One use the story documents is to manipulate online polls run by news organisations:
In London, Azzam Tamimi, a member of the Muslim Association of Britain, said text messages were being used to bring out the vote in opinion polls on the Internet. On Tuesday, he received a group message asking him to respond to a poll that a German newspaper was conducting about whether it should publish the cartoons. Even though the poll was aimed at readers in Germany, Tamimi said, instant global communication means “there are no barriers anymore.”
His group is helping to stage a rally Saturday in London’s Trafalgar Square. Organizers hope to attract thousands of moderate Muslims through mass e-mails and text messaging.
Abdul-Rehman Malik, a contributing editor of Q-News, a popular Muslim magazine in Britain, said he had received hundreds of e-mails and dozens of text messages about the cartoons. He said some messages were computer-generated so that thousands of phones could be reached nearly instantly, such as one telling him to reply “no” to a British TV survey about whether to broadcast the cartoons. “It’s efficient and immediate — the ultimate activists’ dream,” Malik said.

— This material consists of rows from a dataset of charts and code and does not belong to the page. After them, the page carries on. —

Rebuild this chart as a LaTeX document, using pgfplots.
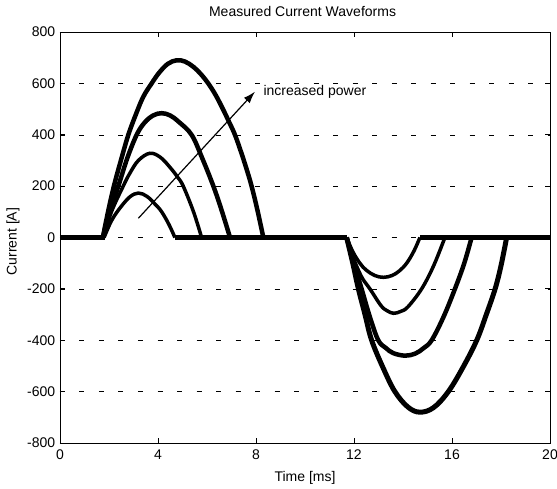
\documentclass[border=0pt]{standalone}
\usepackage{pgfplots}
\pgfplotsset{compat=1.18}
\usepackage{fontspec}
\setmainfont{Liberation Sans}
\usetikzlibrary{arrows.meta}
\begin{document}
\fontsize{14}{16}\selectfont
\begin{tikzpicture}
\useasboundingbox (-60pt,-45pt) rectangle (497pt,443pt);
\begin{axis}[
  scale only axis, width=490pt, height=411pt,
  xmin=0, xmax=20, ymin=-800, ymax=800,
  xtick={0,4,...,20}, ytick={-800,-600,...,800},
  tick align=inside, major tick length=5pt,
  ymajorgrids,
  grid style={black, line width=0.5pt, dash pattern=on 5pt off 14.5pt},
  axis line style={line width=0.8pt},
  tick style={black, line width=0.8pt},
  /pgf/number format/assume math mode=true,
  ticklabel style={font=\fontsize{14}{16}\selectfont},
  xticklabel style={yshift=-2pt},
  xlabel={Time [ms]}, ylabel={Current [A]},
  title={Measured Current Waveforms},
  label style={font=\fontsize{14}{16}\selectfont},
  xlabel style={at={(axis description cs:0.5,-0.0852)}, anchor=center},
  ylabel style={at={(axis description cs:-0.0959,0.49)}, anchor=center},
  title style={at={(axis description cs:0.495,1.036)}, anchor=center, font=\fontsize{14}{16}\selectfont},
  clip=true,
]
% baseline (noise band around zero)
\addplot[black, line width=5pt, unbounded coords=jump] coordinates {
  (0,0) (1.85,0) (nan,nan) (4.69,0) (11.7,0) (nan,nan) (14.69,0) (20,0)};
% positive pulses
\addplot[black, line width=3.5pt, smooth, tension=0.6] coordinates {
  (1.8,0) (2.1,65) (2.45,115) (2.85,158) (3.2,173) (3.55,160) (3.9,128) (4.15,100) (4.45,50) (4.69,0)};
\addplot[black, line width=3.5pt, smooth, tension=0.6] coordinates {
  (1.78,0) (2.1,100) (2.58,200) (2.85,250) (3.2,300) (3.67,328) (4.1,312) (4.5,272) (4.8,235) (5.03,200) (5.45,100) (5.78,0)};
\addplot[black, line width=4.5pt, smooth, tension=0.6] coordinates {
  (1.75,0) (2.0,95) (2.38,200) (2.75,310) (3.13,400) (3.45,447) (3.8,475) (4.15,484) (4.5,475) (4.85,450) (5.37,400) (5.8,310) (6.26,200) (6.6,105) (6.94,0)};
\addplot[black, line width=4.5pt, smooth, tension=0.6] coordinates {
  (1.75,0) (1.95,95) (2.2,200) (2.5,305) (2.79,400) (3.1,480) (3.4,548) (3.74,600) (4.05,642) (4.4,676) (4.76,690) (5.1,685) (5.45,664) (5.75,636) (6.05,600) (6.35,555) (6.65,500) (6.9,450) (7.14,400) (7.4,330) (7.62,265) (7.82,200) (8.05,110) (8.3,0)};
% negative pulses
\addplot[black, line width=3.5pt, smooth, tension=0.6] coordinates {
  (11.7,0) (11.95,-55) (12.24,-100) (12.5,-127) (12.85,-148) (13.2,-155) (13.55,-148) (13.85,-130) (14.15,-100) (14.45,-52) (14.69,0)};
\addplot[black, line width=3.5pt, smooth, tension=0.6] coordinates {
  (11.7,0) (11.9,-60) (12.1,-110) (12.35,-160) (12.65,-200) (13.1,-265) (13.35,-285) (13.61,-295) (13.9,-288) (14.2,-270) (14.76,-200) (15.25,-110) (15.71,0)};
\addplot[black, line width=4.5pt, smooth, tension=0.6] coordinates {
  (11.7,0) (11.95,-85) (12.31,-200) (12.65,-310) (12.99,-400) (13.3,-430) (13.6,-450) (14.08,-460) (14.5,-452) (14.85,-430) (15.17,-400) (15.65,-310) (16.12,-200) (16.5,-100) (16.8,0)};
\addplot[black, line width=5pt, smooth, tension=0.6] coordinates {
  (11.7,0) (11.95,-100) (12.18,-200) (12.45,-300) (12.72,-400) (13.2,-510) (13.67,-600) (14.2,-660) (14.69,-680) (15.25,-662) (15.85,-600) (16.45,-505) (17.01,-400) (17.4,-300) (17.76,-200) (18.0,-110) (18.23,0)};
% annotation arrow
\draw[black, line width=1.2pt, -{Latex[length=12pt,width=8pt]}] (axis cs:3.2,75) -- (axis cs:7.96,568);
\node[anchor=west, inner sep=0pt, font=\fontsize{14}{16}\selectfont] at (axis cs:8.3,565) {increased power};
\end{axis}
\end{tikzpicture}
\end{document}
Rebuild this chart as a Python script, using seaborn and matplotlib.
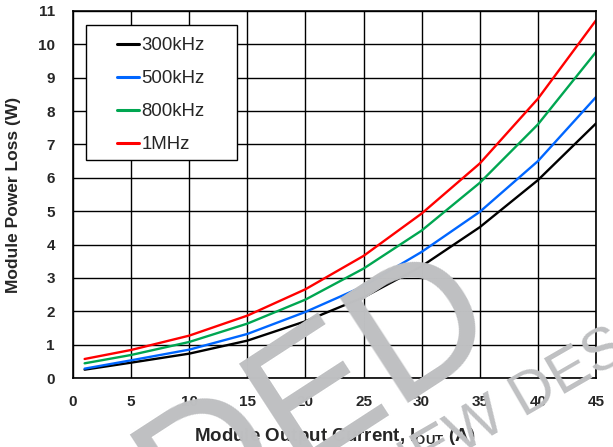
import pandas as pd
import seaborn as sns
import matplotlib.pyplot as plt
from matplotlib.patches import Rectangle

# valores (corrente em A, perda em W)
corrente = [1, 5, 10, 15, 20, 25, 30, 35, 40, 45]
perda_300k = [0.25, 0.46, 0.73, 1.12, 1.70, 2.42, 3.35, 4.52, 5.93, 7.63]
perda_500k = [0.28, 0.53, 0.85, 1.32, 1.98, 2.75, 3.78, 4.98, 6.50, 8.42]
perda_800k = [0.44, 0.69, 1.08, 1.63, 2.35, 3.28, 4.42, 5.85, 7.60, 9.77]
perda_1m = [0.57, 0.84, 1.27, 1.87, 2.66, 3.66, 4.93, 6.43, 8.37, 10.72]

freqs = ['300kHz', '500kHz', '800kHz', '1MHz']
cores = ['#000000', '#0066ff', '#00a651', '#ff0000']
xticks = list(range(0, 46, 5))
yticks = list(range(0, 12))

# monta o dataframe em formato longo
partes = []
for f, p in zip(freqs, [perda_300k, perda_500k, perda_800k, perda_1m]):
    partes.append(pd.DataFrame({'corrente': corrente, 'perda': p, 'freq': f}))
df = pd.concat(partes, ignore_index=True)

sns.set_style('white')
plt.rcParams['font.family'] = ['Liberation Sans', 'DejaVu Sans']
plt.rcParams['mathtext.fontset'] = 'custom'
plt.rcParams['mathtext.rm'] = 'Liberation Sans'
plt.rcParams['mathtext.bf'] = 'Liberation Sans:bold'

fig = plt.figure(figsize=(6.13, 4.47), dpi=100)
ax = fig.add_axes([73 / 613, 69 / 447, 523 / 613, 367 / 447])

sns.lineplot(data=df, x='corrente', y='perda', hue='freq', hue_order=freqs,
             palette=dict(zip(freqs, cores)), linewidth=1.7, ax=ax)

ax.set_xlim(0, 45)
ax.set_ylim(0, 11)
ax.set_xticks(xticks)
ax.set_yticks(yticks)
ax.grid(True, color='black', linewidth=1.0)
ax.set_axisbelow(True)
for s in ax.spines.values():
    s.set_color('black')
    s.set_linewidth(1.2)
ax.tick_params(axis='x', length=0, labelsize=11, pad=12.5)
ax.tick_params(axis='y', length=0, labelsize=11, pad=13)
for lbl in ax.get_xticklabels() + ax.get_yticklabels():
    lbl.set_fontweight('bold')

ax.set_xlabel(r'Module Output Current, I$_{\mathbf{OUT}}$ (A)', fontsize=13.5, fontweight='bold')
ax.set_ylabel('Module Power Loss (W)', fontsize=12.5, fontweight='bold')
ax.xaxis.set_label_coords(0.5, -0.131)
ax.yaxis.set_label_coords(-0.099, 0.5)

# caixa da legenda
ax.add_patch(Rectangle((0.0249, 0.594), 0.2887, 0.368, transform=ax.transAxes,
                       facecolor='white', edgecolor='black', linewidth=1.0, zorder=4))
handles, labels = ax.get_legend_handles_labels()
leg = ax.legend(handles, labels, loc='center left', bbox_to_anchor=(0.0841, 0.770),
                frameon=False, fontsize=13.4, handlelength=1.2, handletextpad=0.1,
                labelspacing=0.86, borderpad=0, borderaxespad=0)
leg.set_zorder(5)
for h in leg.get_lines():
    h.set_linewidth(2.2)

# marca d'agua
fig.text(505 / 613, 1 - 340 / 447, 'NOT RECOMMENDED', fontsize=130, color='#bfc0c2',
         rotation=33, rotation_mode='anchor', ha='right', va='baseline', zorder=10)
fig.text(265 / 613, 1 - 568 / 447, 'FOR NEW DESIGNS', fontsize=43, color='#bfc0c2',
         rotation=30, rotation_mode='anchor', ha='left', va='baseline', zorder=10)

fig.savefig('out.png', dpi=100)
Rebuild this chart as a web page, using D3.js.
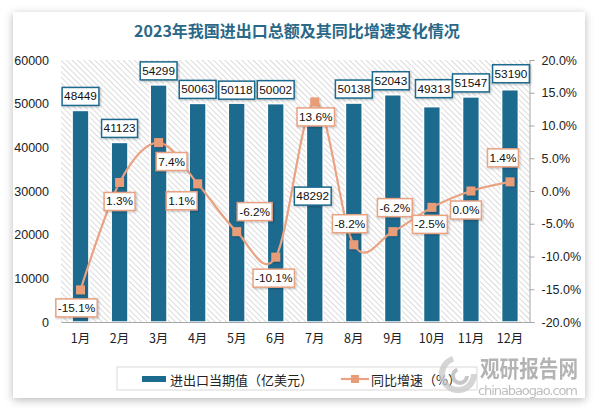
<!DOCTYPE html>
<html><head><meta charset="utf-8">
<script src="https://cdn.jsdelivr.net/npm/d3@7/dist/d3.min.js"></script>
<style>
html,body{margin:0;padding:0;background:#fff;}
svg{display:block;}
</style></head>
<body>
<svg id="chart" width="599" height="417"></svg>
<script>
// ---- data ----
const months = ["1月","2月","3月","4月","5月","6月","7月","8月","9月","10月","11月","12月"];
const tradeValues = [48449,41123,54299,50063,50118,50002,48292,50138,52043,49313,51547,53190];
const growthRates = [-15.1,1.3,7.4,1.1,-6.2,-10.1,13.6,-8.2,-6.2,-2.5,0.0,1.4];
const leftTicks = [0,10000,20000,30000,40000,50000,60000];
const rightTicks = [-20,-15,-10,-5,0,5,10,15,20];
const titleText = "2023年我国进出口总额及其同比增速变化情况";
const legendBar = "进出口当期值（亿美元）";
const legendLine = "同比增速（%）";

// ---- label layout tweaks (dx, dy from anchor) ----
const barLabelOffset = [[0,-14],[0,-14],[0,-14],[0,-14],[0,-13],[0,-14],[-2,85],[0,-14],[-2,-14],[2,-18],[0,-14],[1,-16]];
const lineLabelOffset = [[-4,18],[0,19],[13,19],[-16,17],[18,-20],[-2,21],[1,15],[-4,-21],[2,-24],[-2,17],[-5,19],[-7,-24]];

const svg = d3.select("#chart");
const defs = svg.append("defs");
const sh = defs.append("filter").attr("id","cardShadow").attr("x","-5%").attr("y","-5%").attr("width","110%").attr("height","112%");
sh.append("feDropShadow").attr("dx",0).attr("dy",2).attr("stdDeviation",4).attr("flood-color","#000").attr("flood-opacity",0.28);
const sh2 = defs.append("filter").attr("id","smallShadow").attr("x","-30%").attr("y","-30%").attr("width","160%").attr("height","160%");
sh2.append("feDropShadow").attr("dx",1).attr("dy",1).attr("stdDeviation",1).attr("flood-color","#000").attr("flood-opacity",0.25);
const pat = defs.append("pattern").attr("id","hatch").attr("patternUnits","userSpaceOnUse")
  .attr("width",4).attr("height",4).attr("patternTransform","rotate(-45)");
pat.append("rect").attr("width",4).attr("height",4).attr("fill","#ffffff");
pat.append("line").attr("x1",0).attr("y1",0).attr("x2",0).attr("y2",4).attr("stroke","#d2d2d2").attr("stroke-width",1.6);

// card
svg.append("rect").attr("x",13).attr("y",12).attr("width",572).attr("height",386)
  .attr("fill","#fff").attr("filter","url(#cardShadow)");

// title
svg.append("text").attr("x",297).attr("y",37).attr("text-anchor","middle")
  .attr("font-family","'Noto Sans CJK SC', sans-serif").attr("font-weight","bold")
  .attr("font-size",16).attr("fill","#2A6888").text(titleText);

const plot = {left:61, right:529.5, top:60, bottom:322};
const x = d3.scaleBand().domain(months).range([plot.left, plot.right]).padding(0);
const yL = d3.scaleLinear().domain([0,60000]).range([plot.bottom, plot.top]);
const yR = d3.scaleLinear().domain([-20,20]).range([plot.bottom, plot.top]);

// hatched plot background
svg.append("rect").attr("x",plot.left).attr("y",plot.top).attr("width",plot.right-plot.left)
  .attr("height",plot.bottom-plot.top).attr("fill","url(#hatch)");

const numFont = "'Liberation Sans', 'DejaVu Sans', sans-serif";
const cjkFont = "'Noto Sans CJK SC', sans-serif";

// left axis (labels only)
const axL = svg.append("g").attr("transform",`translate(${plot.left},0)`)
  .call(d3.axisLeft(yL).tickValues(leftTicks).tickSize(0).tickPadding(12).tickFormat(d3.format("d")));
axL.select(".domain").remove();
axL.selectAll("text").attr("font-family",numFont).attr("font-size",12.5).attr("fill","#222");

// right axis
const axR = svg.append("g").attr("transform",`translate(${plot.right},0)`)
  .call(d3.axisRight(yR).tickValues(rightTicks).tickSize(5).tickPadding(7).tickFormat(d => d.toFixed(1)+"%"));
axR.select(".domain").attr("stroke","#a6a6a6");
axR.selectAll(".tick line").attr("stroke","#a6a6a6");
axR.selectAll("text").attr("font-family",numFont).attr("font-size",12.5).attr("fill","#222");

// bars
const bw = x.bandwidth()*0.43;
svg.append("g").selectAll("rect").data(tradeValues).join("rect")
  .attr("x",(d,i)=>x(months[i])+x.bandwidth()/2-bw/2)
  .attr("y",d=>yL(d)).attr("width",bw).attr("height",d=>yL(0)-yL(d))
  .attr("fill","#1D6A8F").attr("stroke","#fff").attr("stroke-width",1.5);

// bottom axis
const axB = svg.append("g").attr("transform",`translate(0,${plot.bottom})`)
  .call(d3.axisBottom(x).tickSize(0).tickPadding(12));
axB.select(".domain").attr("stroke","#a6a6a6").attr("stroke-width",1.2);
axB.selectAll("text").attr("font-family",cjkFont).attr("font-size",12.5).attr("fill","#222");

// line
const pts = growthRates.map((d,i)=>[x(months[i])+x.bandwidth()/2, yR(d)]);
svg.append("path").datum(pts).attr("d",d3.line().curve(d3.curveCardinal.tension(0)))
  .attr("fill","none").attr("stroke","#E9A282").attr("stroke-width",2.2);
svg.append("g").selectAll("rect").data(pts).join("rect")
  .attr("x",d=>d[0]-4.5).attr("y",d=>d[1]-4.5).attr("width",9).attr("height",9)
  .attr("fill","#E89C78").attr("filter","url(#smallShadow)");

// label helper
function labelBox(g, cx, cy, txt, border){
  const grp = g.append("g");
  const rect = grp.append("rect");
  const t = grp.append("text").attr("x",cx).attr("y",cy).attr("text-anchor","middle")
    .attr("dominant-baseline","central").attr("font-family",numFont).attr("font-size",11.8)
    .attr("fill","#111").text(txt);
  const w = t.node().getComputedTextLength()+4;
  const h = 18;
  rect.attr("x",cx-w/2).attr("y",cy-h/2).attr("width",w).attr("height",h)
    .attr("fill","#fff").attr("stroke",border).attr("stroke-width",1.5).attr("filter","url(#smallShadow)");
}
const labG = svg.append("g");
tradeValues.forEach((v,i)=>{
  const cx = x(months[i])+x.bandwidth()/2 + barLabelOffset[i][0];
  const cy = yL(v) + barLabelOffset[i][1];
  labelBox(labG, cx, cy, String(v), "#1D6A8F");
});
growthRates.forEach((v,i)=>{
  const cx = pts[i][0] + lineLabelOffset[i][0];
  const cy = pts[i][1] + lineLabelOffset[i][1];
  labelBox(labG, cx, cy, v.toFixed(1)+"%", "#E9A282");
});

// legend
const lg = svg.append("g");
lg.append("rect").attr("x",117).attr("y",367).attr("width",360).attr("height",23)
  .attr("fill","#fff").attr("stroke","#d9d9d9").attr("stroke-width",1);
lg.append("rect").attr("x",142).attr("y",376).attr("width",24).attr("height",6).attr("fill","#1D6A8F");
lg.append("text").attr("x",170).attr("y",379).attr("dominant-baseline","central")
  .attr("font-family",cjkFont).attr("font-size",13).attr("fill","#222").text(legendBar);
lg.append("line").attr("x1",341).attr("x2",369).attr("y1",379).attr("y2",379)
  .attr("stroke","#E9A282").attr("stroke-width",2.2);
lg.append("rect").attr("x",351).attr("y",375).attr("width",8).attr("height",8).attr("fill","#E89C78");
lg.append("text").attr("x",371).attr("y",379).attr("dominant-baseline","central")
  .attr("font-family",cjkFont).attr("font-size",13).attr("fill","#222").text(legendLine);

// watermark
const wm = svg.append("g").attr("opacity",0.75);
wm.append("circle").attr("cx",458).attr("cy",374).attr("r",16).attr("fill","none")
  .attr("stroke","#c8c8c8").attr("stroke-width",6).attr("stroke-dasharray","70 30");
wm.append("circle").attr("cx",460).attr("cy",376).attr("r",7).attr("fill","none")
  .attr("stroke","#b5b5b5").attr("stroke-width",4).attr("stroke-dasharray","30 14");
wm.append("text").attr("x",480).attr("y",377).attr("font-family",cjkFont).attr("font-weight","bold")
  .attr("font-size",23).attr("fill","#9a9a9a").attr("textLength",98).attr("lengthAdjust","spacingAndGlyphs").text("观研报告网");
wm.append("text").attr("x",478).attr("y",395).attr("font-family","'DejaVu Sans', sans-serif")
  .attr("font-size",13).attr("fill","#a8a8a8").attr("textLength",100).text("chinabaogao.com");
</script>
</body></html>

The UK Independence Party recently used similar tactics to manipulate a BBC poll into who was the most powerful person in Britain. The anti-EU party mobilised its supporters to vote for EU Commission president Jose Manuel Barroso in order to highlight the influence of the EU on British politics.
But even without this sort of manipulation, online polls of the sort run by many news organisations on their web sites have never had any scientific validity whatsoever. The information they generate is meaningless because the sample is self-selecting. Rather than condemning political groups for attempting to manipulate such polls, we should be asking why news organsiations, which should be in the business of reporting truth, conduct and report on such pseudo-polls at all.
For commerical web sites, the answer is simple: polls — especially ones that are highlighted and rigged by activists — drive traffic to a new site. And that’s good for advertising sales. Telephone polls used by some TV broadcasters raise even more money with per-call charges. It’s a money spinner, but the outcome is inevitably also more spin than fact.